The goal of this project was to transfer the style from an input image to another image without making the content unrecognizable. To do this we first picked two different images, one called the content image and one called the style image.

Then we had to construct two different distance functions. One for the style and one for the content. This takes some pretty intense math, but a good explanation is provided in the original paper.1

The output images were then created by finding an image that is low in distance both from the content and the style image. This was calculated from multiple layers of the neural network by using their feature maps (convolution layers).

Because not all images are close to both, we used gradient descent to approach the representation we wanted. To do this the optimizer used the sum of the two gradients from each loss.

## Applying Style Transfer

A great set of starter code for this can be found in the Pytorch tutorials.2 It also contains a great explanation of the content and style loss implementations.

The general approach to style transfer is this:

1. Read in two images and resize them to the same size
2. Load in the pretrained network
3. Combine the two losses for each ‘important’ layer of the network

There are two specific implementation details of the optimizer I would like to focus on.

## Optimizer

The first is the choice of optimizer for Neural Transfer. The authors of the original paper suggest using the LBFGS optimization algorithm. So lets dive in to what makes this different from the normal Adam optimizer.

First the Broyden–Fletcher–Goldfarb–Shanno (BFGS) algorithm is a famous optimization approach. It finds the gradient by computing the N x N approximation of the inverse Hessian matrix.3

The problem with this algorithm is the memory required to store the N x N approximation. Especially in our case where we have multiple layers being fed into the optimizer.

This is why the authors suggest using LBFGS or low memory BFGS. Instead of storing the N X N approximation, LBFGS stores a few vectors that approximate the inverse Hessian. This is the reason it is well suited for optimization with a large number of variables like we have in style transfer.

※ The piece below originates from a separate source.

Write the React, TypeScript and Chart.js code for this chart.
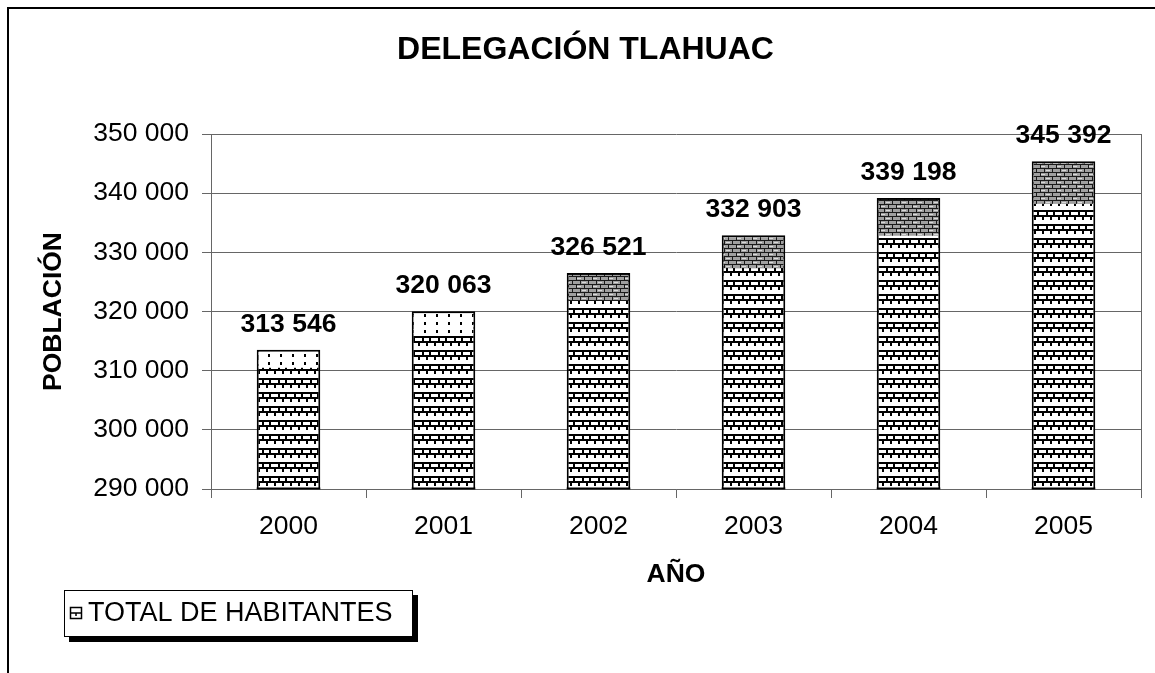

The last implementation detail is handling the fact that LBFGS recalculates the gradient multiple times. Because of this we have to include a closure method in our optimization step.

This is so each time pytorch needs to recalculate the gradient, it can run the whole function. To do this we define it in the running loop for the model, and pass it in to the optimizer as seen below:

while(True):      # running loop
def closure():
...           # optimizer calculation
optimizer.step(closure)


## Conclusion

Style transfer is a pretty cool application of deep learning, but it does have many nuances to understand. While it is a small niche of deep learning, I think it is worth learning just for the cool pictures.

As a part of this project I used both VGG and SqueezeNet to do style transfer. I recommend you try VGG and some other pretrained network, because it will give you experience working with different types of layers and model architectures.